C’est que le processus à mettre en œuvre est forcément long et complexe. Construit à la lueur de bilans carbone et/ou énergie soigneusement établis, il touche peu ou prou à toutes les dimensions de la vie locale : bâtiment résidentiels et tertiaires, mobilité, activités industrielles, agricoles et forestières… Et il devra donc forcément être planifié et organisé de manière à s’intégrer de façon cohérente et « lisible » à la fois dans les politiques locales et dans les budgets communaux qu’on sait de plus en plus étriqués (lire nos articles « La question de l’énergie et du climat pousse les communes à plus de transversalité » et Le bilan carbone communal : un outil d’aide à la décision).

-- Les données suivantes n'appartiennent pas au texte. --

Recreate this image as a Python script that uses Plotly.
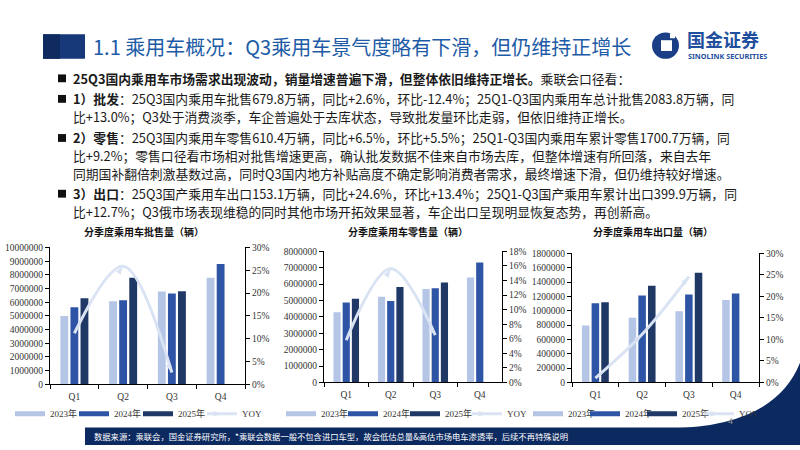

L’adhésion citoyenne est déterminante
Pour dépasser les mesures cosmétiques et développer une stratégie de longue haleine, l’adhésion populaire locale sera nécessairement déterminante tout au long du parcours. Il ne s’agit plus seulement de s’engager sur des mesures ponctuelles d’économie d’énergie dont les retombées peuvent être rapidement identifiables dans les budgets communaux, mais d’envisager plus largement au niveau local des objectifs aux contours plus diffus comme des tonnes de CO2 évitées et des impacts climatiques à plus ou moins long terme. Ce qui suppose d’ouvrir et d’élargir en termes intelligibles le débat sur des enjeux locaux comme l’emploi, les activités économiques ou la qualité de la vie locale par exemple. C’est l’une des préoccupations majeures des acteurs déjà engagés dans de telles démarches : le maintien sur la durée du niveau d’implication citoyenne et la pérennisation des actions engagées.